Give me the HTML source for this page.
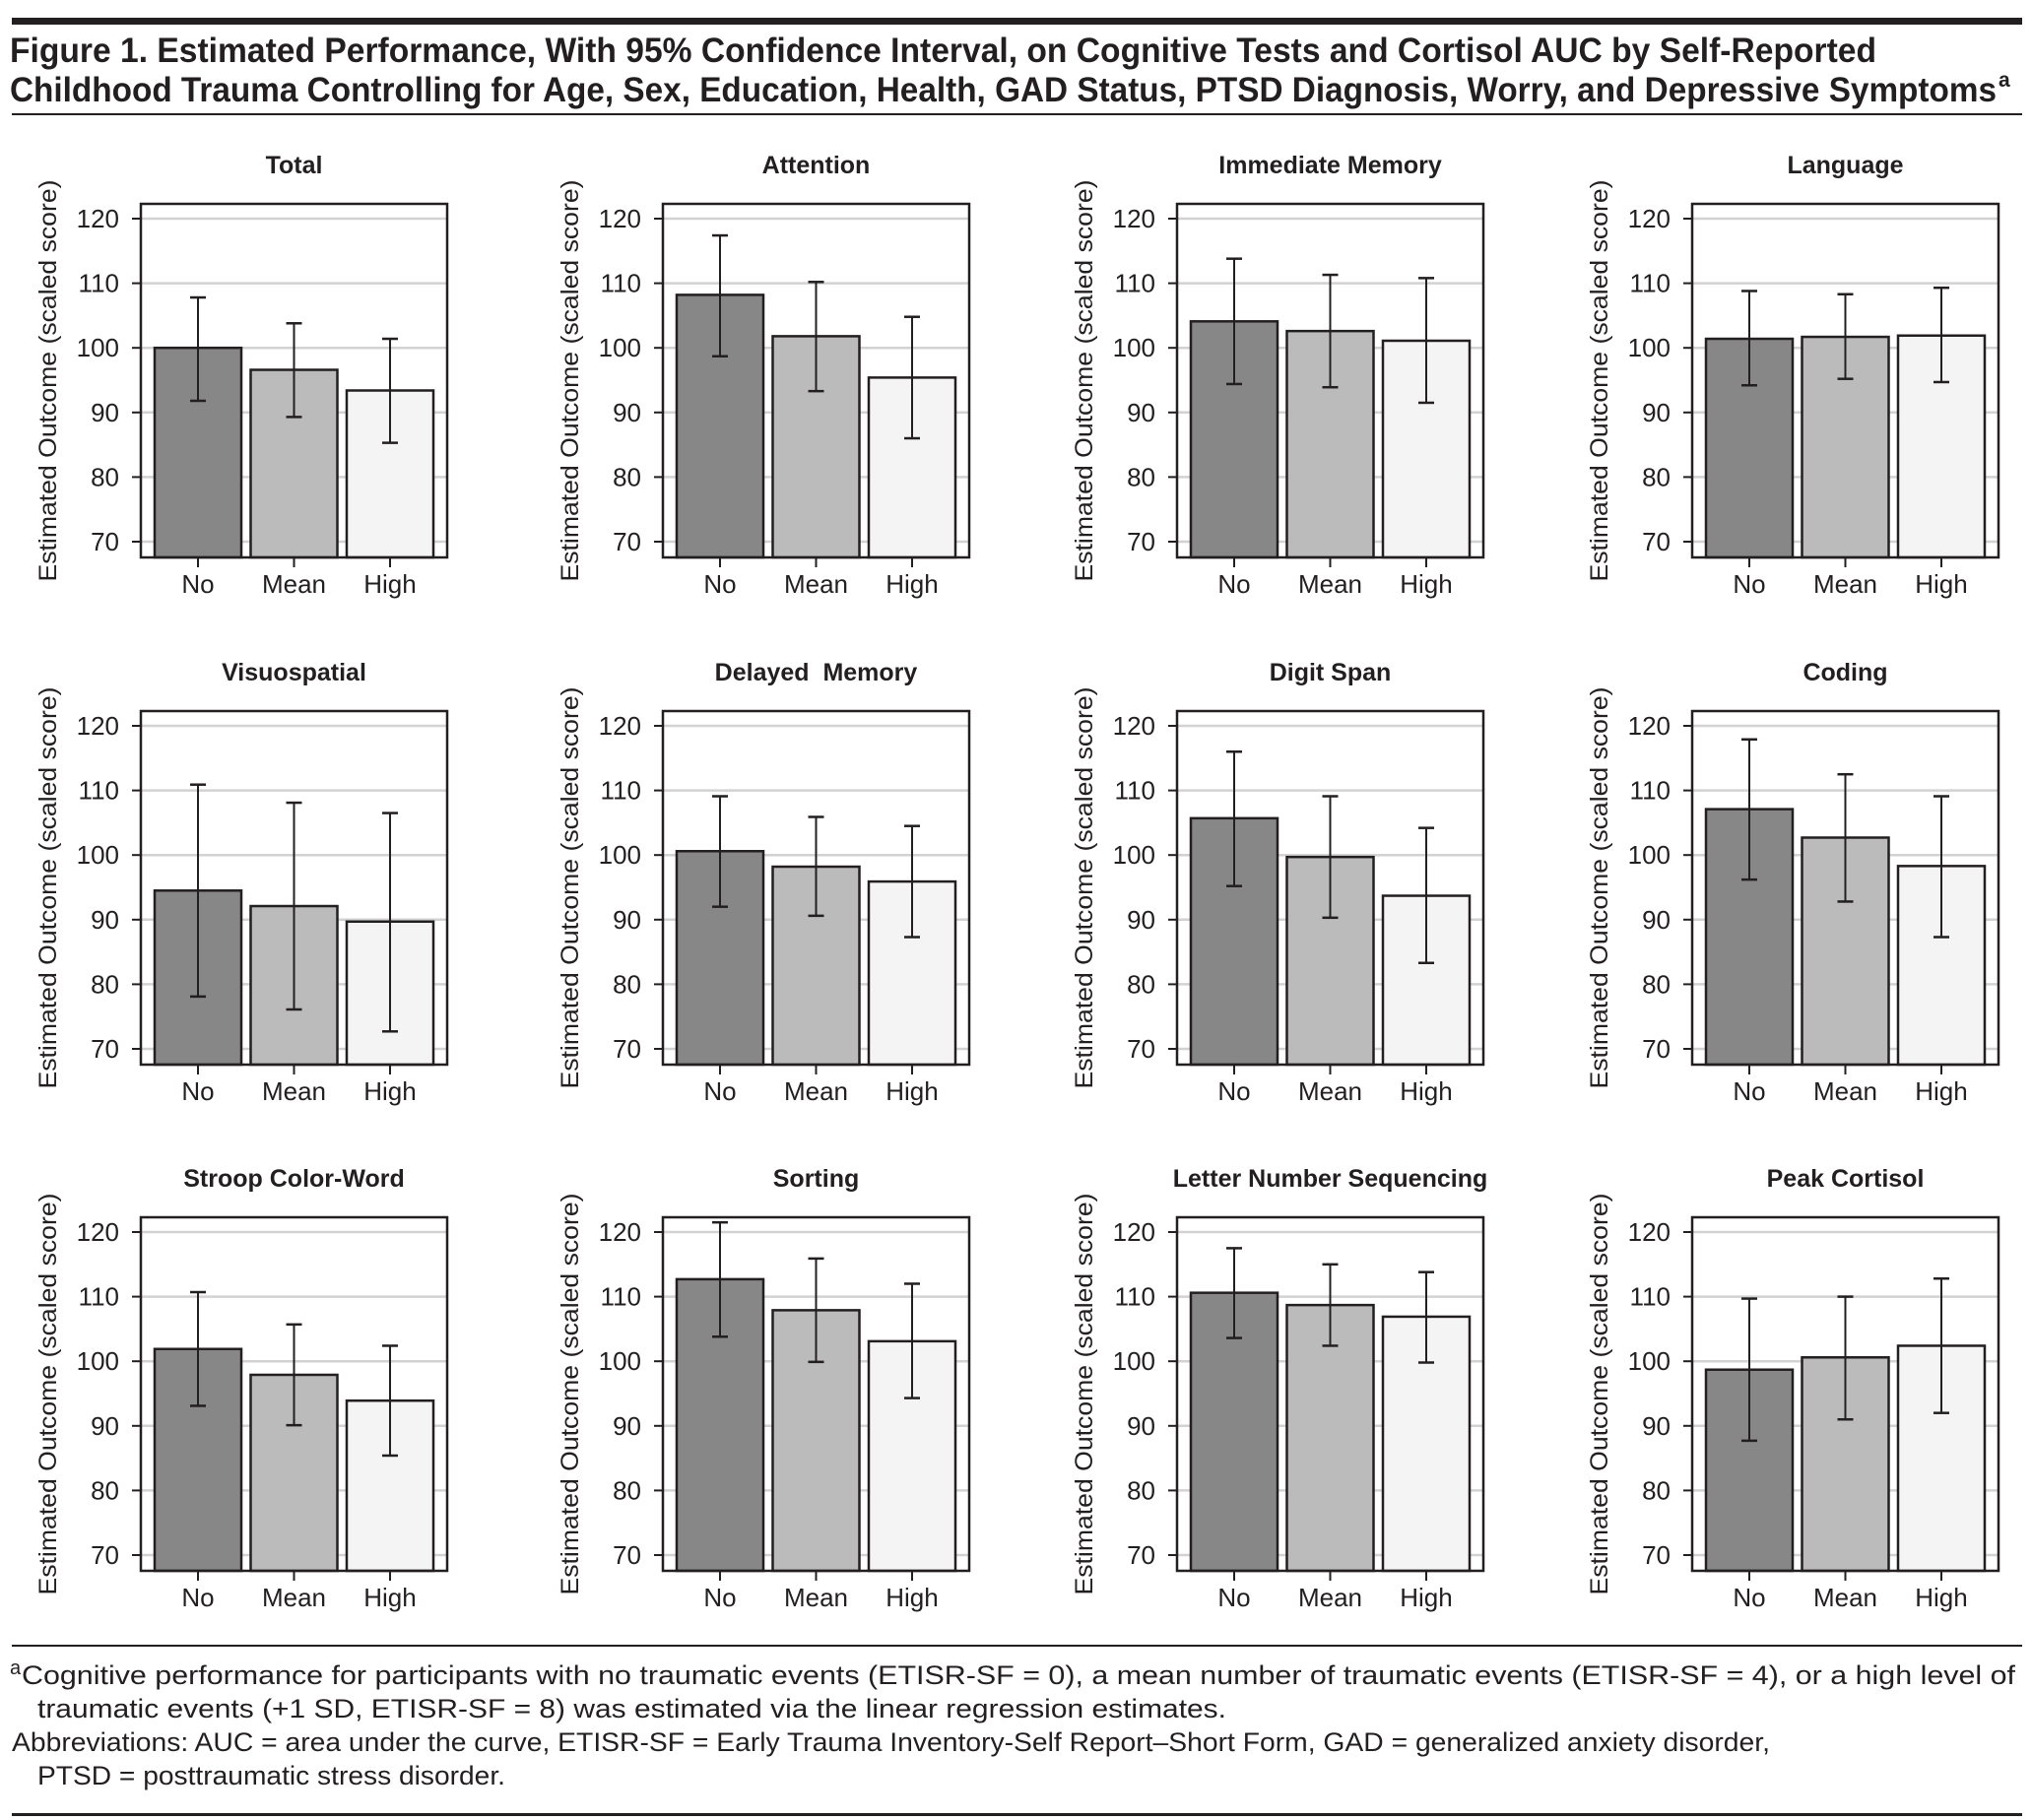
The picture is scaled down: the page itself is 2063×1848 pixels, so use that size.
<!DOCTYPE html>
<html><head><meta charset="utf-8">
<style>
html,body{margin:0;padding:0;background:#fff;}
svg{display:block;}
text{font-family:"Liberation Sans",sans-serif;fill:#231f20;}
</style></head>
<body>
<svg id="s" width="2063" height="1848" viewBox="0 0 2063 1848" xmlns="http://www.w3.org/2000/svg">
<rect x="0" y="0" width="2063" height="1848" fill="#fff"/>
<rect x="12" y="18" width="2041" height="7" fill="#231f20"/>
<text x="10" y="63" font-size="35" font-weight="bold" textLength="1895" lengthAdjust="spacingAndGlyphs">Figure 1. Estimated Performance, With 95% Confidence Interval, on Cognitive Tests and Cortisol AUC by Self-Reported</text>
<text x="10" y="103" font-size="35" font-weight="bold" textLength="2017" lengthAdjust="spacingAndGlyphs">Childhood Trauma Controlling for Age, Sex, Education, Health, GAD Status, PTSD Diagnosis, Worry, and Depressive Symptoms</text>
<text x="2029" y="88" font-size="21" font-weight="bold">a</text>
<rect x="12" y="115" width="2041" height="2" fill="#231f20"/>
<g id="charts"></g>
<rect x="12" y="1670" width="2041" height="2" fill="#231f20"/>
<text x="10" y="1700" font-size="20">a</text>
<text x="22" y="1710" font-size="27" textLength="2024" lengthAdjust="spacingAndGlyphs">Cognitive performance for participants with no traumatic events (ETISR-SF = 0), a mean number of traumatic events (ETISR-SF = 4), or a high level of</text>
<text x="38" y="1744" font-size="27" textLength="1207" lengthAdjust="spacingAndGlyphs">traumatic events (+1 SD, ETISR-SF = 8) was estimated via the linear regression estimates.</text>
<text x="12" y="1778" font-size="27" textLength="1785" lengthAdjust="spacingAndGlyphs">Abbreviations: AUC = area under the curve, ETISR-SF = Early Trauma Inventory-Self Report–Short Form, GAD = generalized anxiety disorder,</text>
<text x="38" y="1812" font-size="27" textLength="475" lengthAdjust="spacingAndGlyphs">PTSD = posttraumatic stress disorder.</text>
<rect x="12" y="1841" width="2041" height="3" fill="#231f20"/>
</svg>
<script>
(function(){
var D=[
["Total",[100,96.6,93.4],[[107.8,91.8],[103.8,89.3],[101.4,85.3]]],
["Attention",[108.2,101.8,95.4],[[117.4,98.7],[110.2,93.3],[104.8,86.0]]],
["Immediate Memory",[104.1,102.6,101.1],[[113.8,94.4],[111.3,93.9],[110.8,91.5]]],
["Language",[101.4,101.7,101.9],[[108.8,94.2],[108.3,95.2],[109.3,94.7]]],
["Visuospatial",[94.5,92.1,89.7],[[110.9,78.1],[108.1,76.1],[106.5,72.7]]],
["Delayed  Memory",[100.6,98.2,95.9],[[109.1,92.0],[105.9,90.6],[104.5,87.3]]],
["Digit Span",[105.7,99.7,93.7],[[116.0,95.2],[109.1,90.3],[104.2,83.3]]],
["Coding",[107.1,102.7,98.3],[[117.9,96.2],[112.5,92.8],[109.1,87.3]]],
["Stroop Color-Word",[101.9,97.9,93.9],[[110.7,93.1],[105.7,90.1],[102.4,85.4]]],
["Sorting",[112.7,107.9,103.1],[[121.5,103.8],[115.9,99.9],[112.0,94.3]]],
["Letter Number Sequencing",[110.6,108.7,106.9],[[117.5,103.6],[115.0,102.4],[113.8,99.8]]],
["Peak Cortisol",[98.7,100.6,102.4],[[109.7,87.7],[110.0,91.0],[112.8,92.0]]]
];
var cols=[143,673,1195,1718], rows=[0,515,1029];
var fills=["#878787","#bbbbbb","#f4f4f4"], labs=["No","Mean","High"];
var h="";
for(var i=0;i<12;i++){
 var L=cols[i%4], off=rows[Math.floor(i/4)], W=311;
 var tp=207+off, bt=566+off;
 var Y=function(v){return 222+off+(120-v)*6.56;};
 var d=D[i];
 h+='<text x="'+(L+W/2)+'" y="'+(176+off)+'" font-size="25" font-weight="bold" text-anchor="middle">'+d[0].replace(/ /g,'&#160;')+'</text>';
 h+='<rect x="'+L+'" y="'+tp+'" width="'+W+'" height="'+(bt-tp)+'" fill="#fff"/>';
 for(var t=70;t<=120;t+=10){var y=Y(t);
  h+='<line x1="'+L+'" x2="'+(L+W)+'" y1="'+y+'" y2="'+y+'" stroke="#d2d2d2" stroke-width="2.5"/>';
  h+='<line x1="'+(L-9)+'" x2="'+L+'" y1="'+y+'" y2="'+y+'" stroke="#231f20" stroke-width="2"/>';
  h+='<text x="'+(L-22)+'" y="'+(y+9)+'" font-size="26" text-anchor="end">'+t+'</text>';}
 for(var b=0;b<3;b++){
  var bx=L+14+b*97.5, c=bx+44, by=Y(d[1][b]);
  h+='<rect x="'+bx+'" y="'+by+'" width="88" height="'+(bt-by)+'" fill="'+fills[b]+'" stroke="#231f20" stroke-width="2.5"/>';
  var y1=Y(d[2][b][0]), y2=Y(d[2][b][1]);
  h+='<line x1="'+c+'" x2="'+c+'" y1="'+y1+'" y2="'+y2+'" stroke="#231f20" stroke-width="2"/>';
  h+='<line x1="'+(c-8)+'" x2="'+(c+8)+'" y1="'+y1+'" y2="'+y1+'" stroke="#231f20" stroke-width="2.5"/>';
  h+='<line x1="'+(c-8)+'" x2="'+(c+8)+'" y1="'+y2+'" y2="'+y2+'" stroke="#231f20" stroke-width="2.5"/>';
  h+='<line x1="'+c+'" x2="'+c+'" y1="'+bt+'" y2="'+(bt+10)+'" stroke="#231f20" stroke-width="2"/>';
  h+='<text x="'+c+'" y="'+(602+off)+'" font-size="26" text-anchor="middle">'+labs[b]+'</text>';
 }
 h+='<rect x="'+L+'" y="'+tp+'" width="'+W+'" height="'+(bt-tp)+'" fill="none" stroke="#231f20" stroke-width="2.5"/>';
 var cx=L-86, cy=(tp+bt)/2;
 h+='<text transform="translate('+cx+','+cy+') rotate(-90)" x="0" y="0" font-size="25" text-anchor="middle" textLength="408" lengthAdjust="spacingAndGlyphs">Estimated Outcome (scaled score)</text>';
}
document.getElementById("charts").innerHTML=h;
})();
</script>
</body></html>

- - - - - - -

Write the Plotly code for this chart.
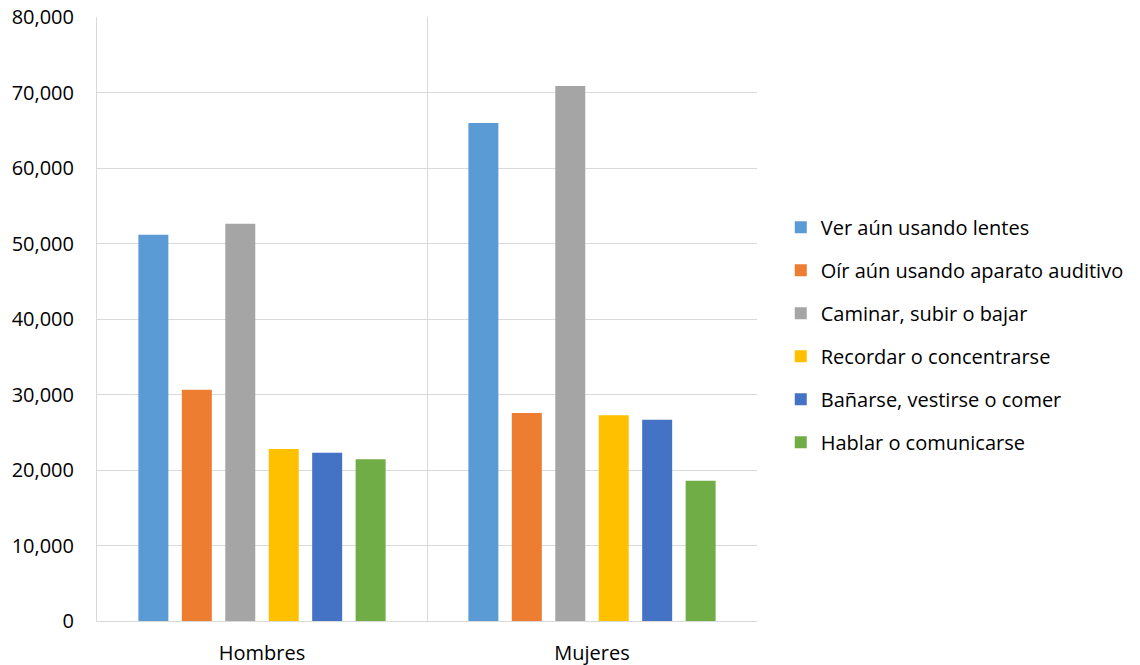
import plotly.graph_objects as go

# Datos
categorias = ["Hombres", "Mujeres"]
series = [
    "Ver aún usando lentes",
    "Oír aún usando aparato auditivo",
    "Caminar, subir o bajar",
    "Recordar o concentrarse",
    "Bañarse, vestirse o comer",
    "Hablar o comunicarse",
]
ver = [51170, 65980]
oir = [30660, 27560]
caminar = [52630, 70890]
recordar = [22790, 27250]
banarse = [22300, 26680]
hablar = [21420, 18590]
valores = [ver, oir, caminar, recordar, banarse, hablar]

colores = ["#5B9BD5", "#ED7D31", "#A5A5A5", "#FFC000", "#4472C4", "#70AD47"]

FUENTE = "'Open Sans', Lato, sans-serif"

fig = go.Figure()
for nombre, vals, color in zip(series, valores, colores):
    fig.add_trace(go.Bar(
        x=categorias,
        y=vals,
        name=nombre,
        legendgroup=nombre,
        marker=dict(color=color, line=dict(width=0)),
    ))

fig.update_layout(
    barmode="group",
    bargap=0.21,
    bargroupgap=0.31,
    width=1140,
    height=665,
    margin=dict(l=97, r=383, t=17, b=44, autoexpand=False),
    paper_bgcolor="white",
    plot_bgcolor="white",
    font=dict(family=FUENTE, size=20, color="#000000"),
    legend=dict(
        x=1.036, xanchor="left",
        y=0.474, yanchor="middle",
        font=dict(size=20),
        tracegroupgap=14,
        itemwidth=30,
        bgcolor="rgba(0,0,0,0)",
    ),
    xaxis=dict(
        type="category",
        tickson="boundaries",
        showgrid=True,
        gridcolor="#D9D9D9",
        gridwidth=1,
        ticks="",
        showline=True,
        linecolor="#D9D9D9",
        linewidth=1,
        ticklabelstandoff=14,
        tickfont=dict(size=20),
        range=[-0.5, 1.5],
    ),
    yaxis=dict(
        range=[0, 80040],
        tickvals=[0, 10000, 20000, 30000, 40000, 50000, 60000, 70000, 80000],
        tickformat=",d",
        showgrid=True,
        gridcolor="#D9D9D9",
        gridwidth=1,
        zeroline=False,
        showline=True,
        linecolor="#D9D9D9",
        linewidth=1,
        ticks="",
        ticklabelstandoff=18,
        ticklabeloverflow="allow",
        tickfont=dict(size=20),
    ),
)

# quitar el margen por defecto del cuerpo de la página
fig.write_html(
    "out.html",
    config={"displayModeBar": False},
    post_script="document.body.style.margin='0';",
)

- - - - - - -

Identify the lines that hold the word "page". Copy every one of them.

- [Result of this exercise]
Give me the HTML source for this page.
The picture is scaled down: the page itself is 2063×1848 pixels, so use that size.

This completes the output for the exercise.